Information supplied:
--- Start ---
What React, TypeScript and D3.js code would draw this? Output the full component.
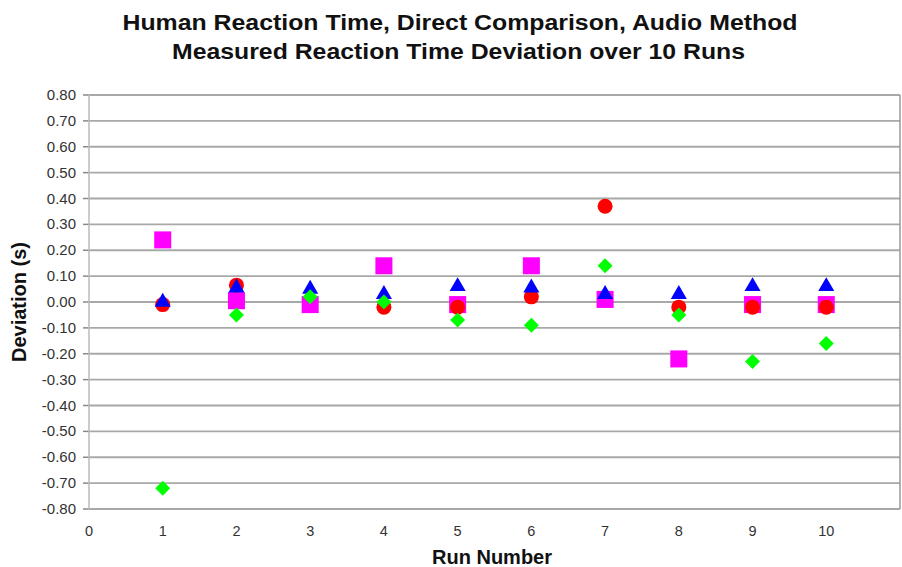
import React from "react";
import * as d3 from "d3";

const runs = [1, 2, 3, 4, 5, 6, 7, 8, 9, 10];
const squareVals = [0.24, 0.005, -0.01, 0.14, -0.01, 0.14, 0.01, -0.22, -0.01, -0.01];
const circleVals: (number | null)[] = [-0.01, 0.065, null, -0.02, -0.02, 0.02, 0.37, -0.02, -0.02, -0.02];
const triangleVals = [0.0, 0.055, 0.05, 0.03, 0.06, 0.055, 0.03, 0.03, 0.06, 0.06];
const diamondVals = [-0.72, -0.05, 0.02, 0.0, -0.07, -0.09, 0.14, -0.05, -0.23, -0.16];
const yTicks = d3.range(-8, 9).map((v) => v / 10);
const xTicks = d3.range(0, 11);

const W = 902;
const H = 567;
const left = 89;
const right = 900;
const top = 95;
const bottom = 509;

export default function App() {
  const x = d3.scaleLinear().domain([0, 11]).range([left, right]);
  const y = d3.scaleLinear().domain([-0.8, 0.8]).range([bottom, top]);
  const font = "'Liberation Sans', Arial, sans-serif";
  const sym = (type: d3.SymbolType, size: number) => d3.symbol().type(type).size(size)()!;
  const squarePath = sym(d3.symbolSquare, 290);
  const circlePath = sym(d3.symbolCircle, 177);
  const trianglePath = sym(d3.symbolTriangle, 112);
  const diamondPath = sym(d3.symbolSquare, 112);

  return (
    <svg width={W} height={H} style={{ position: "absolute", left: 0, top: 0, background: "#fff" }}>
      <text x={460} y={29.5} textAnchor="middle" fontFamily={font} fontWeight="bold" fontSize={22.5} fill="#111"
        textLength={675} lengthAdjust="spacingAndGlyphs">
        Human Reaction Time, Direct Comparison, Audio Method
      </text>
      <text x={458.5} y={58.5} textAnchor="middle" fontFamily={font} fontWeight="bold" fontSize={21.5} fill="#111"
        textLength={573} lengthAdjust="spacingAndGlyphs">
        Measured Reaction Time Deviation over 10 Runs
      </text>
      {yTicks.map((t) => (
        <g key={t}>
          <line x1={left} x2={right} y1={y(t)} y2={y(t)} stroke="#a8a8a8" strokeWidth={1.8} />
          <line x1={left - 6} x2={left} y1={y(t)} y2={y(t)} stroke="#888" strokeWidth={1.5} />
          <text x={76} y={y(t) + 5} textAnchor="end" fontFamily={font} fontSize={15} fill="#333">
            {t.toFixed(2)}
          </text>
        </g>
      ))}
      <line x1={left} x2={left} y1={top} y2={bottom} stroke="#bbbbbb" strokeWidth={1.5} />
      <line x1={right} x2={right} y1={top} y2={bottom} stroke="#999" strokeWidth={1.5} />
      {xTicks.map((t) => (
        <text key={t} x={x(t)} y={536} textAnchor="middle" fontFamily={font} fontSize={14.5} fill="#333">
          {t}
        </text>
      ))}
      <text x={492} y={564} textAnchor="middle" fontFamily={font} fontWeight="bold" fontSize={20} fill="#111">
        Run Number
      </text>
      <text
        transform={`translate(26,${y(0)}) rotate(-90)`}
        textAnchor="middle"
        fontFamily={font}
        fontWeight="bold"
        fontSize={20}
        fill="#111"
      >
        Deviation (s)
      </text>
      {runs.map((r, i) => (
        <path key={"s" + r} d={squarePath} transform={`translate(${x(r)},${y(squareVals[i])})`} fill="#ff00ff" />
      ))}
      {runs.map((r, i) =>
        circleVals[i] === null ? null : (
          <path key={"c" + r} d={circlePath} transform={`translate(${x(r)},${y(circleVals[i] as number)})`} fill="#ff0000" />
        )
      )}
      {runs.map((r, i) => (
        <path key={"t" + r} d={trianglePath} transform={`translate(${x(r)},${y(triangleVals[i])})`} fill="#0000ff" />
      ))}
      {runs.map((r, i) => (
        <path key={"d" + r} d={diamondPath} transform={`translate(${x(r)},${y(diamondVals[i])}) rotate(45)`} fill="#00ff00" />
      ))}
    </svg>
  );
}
--- End ---
Restate the data above word for word. Skip every picture.

Exercise answer:
What React, TypeScript and D3.js code would draw this? Output the full component.
import React from "react";
import * as d3 from "d3";

const runs = [1, 2, 3, 4, 5, 6, 7, 8, 9, 10];
const squareVals = [0.24, 0.005, -0.01, 0.14, -0.01, 0.14, 0.01, -0.22, -0.01, -0.01];
const circleVals: (number | null)[] = [-0.01, 0.065, null, -0.02, -0.02, 0.02, 0.37, -0.02, -0.02, -0.02];
const triangleVals = [0.0, 0.055, 0.05, 0.03, 0.06, 0.055, 0.03, 0.03, 0.06, 0.06];
const diamondVals = [-0.72, -0.05, 0.02, 0.0, -0.07, -0.09, 0.14, -0.05, -0.23, -0.16];
const yTicks = d3.range(-8, 9).map((v) => v / 10);
const xTicks = d3.range(0, 11);

const W = 902;
const H = 567;
const left = 89;
const right = 900;
const top = 95;
const bottom = 509;

export default function App() {
  const x = d3.scaleLinear().domain([0, 11]).range([left, right]);
  const y = d3.scaleLinear().domain([-0.8, 0.8]).range([bottom, top]);
  const font = "'Liberation Sans', Arial, sans-serif";
  const sym = (type: d3.SymbolType, size: number) => d3.symbol().type(type).size(size)()!;
  const squarePath = sym(d3.symbolSquare, 290);
  const circlePath = sym(d3.symbolCircle, 177);
  const trianglePath = sym(d3.symbolTriangle, 112);
  const diamondPath = sym(d3.symbolSquare, 112);

  return (
    <svg width={W} height={H} style={{ position: "absolute", left: 0, top: 0, background: "#fff" }}>
      <text x={460} y={29.5} textAnchor="middle" fontFamily={font} fontWeight="bold" fontSize={22.5} fill="#111"
        textLength={675} lengthAdjust="spacingAndGlyphs">
        Human Reaction Time, Direct Comparison, Audio Method
      </text>
      <text x={458.5} y={58.5} textAnchor="middle" fontFamily={font} fontWeight="bold" fontSize={21.5} fill="#111"
        textLength={573} lengthAdjust="spacingAndGlyphs">
        Measured Reaction Time Deviation over 10 Runs
      </text>
      {yTicks.map((t) => (
        <g key={t}>
          <line x1={left} x2={right} y1={y(t)} y2={y(t)} stroke="#a8a8a8" strokeWidth={1.8} />
          <line x1={left - 6} x2={left} y1={y(t)} y2={y(t)} stroke="#888" strokeWidth={1.5} />
          <text x={76} y={y(t) + 5} textAnchor="end" fontFamily={font} fontSize={15} fill="#333">
            {t.toFixed(2)}
          </text>
        </g>
      ))}
      <line x1={left} x2={left} y1={top} y2={bottom} stroke="#bbbbbb" strokeWidth={1.5} />
      <line x1={right} x2={right} y1={top} y2={bottom} stroke="#999" strokeWidth={1.5} />
      {xTicks.map((t) => (
        <text key={t} x={x(t)} y={536} textAnchor="middle" fontFamily={font} fontSize={14.5} fill="#333">
          {t}
        </text>
      ))}
      <text x={492} y={564} textAnchor="middle" fontFamily={font} fontWeight="bold" fontSize={20} fill="#111">
        Run Number
      </text>
      <text
        transform={`translate(26,${y(0)}) rotate(-90)`}
        textAnchor="middle"
        fontFamily={font}
        fontWeight="bold"
        fontSize={20}
        fill="#111"
      >
        Deviation (s)
      </text>
      {runs.map((r, i) => (
        <path key={"s" + r} d={squarePath} transform={`translate(${x(r)},${y(squareVals[i])})`} fill="#ff00ff" />
      ))}
      {runs.map((r, i) =>
        circleVals[i] === null ? null : (
          <path key={"c" + r} d={circlePath} transform={`translate(${x(r)},${y(circleVals[i] as number)})`} fill="#ff0000" />
        )
      )}
      {runs.map((r, i) => (
        <path key={"t" + r} d={trianglePath} transform={`translate(${x(r)},${y(triangleVals[i])})`} fill="#0000ff" />
      ))}
      {runs.map((r, i) => (
        <path key={"d" + r} d={diamondPath} transform={`translate(${x(r)},${y(diamondVals[i])}) rotate(45)`} fill="#00ff00" />
      ))}
    </svg>
  );
}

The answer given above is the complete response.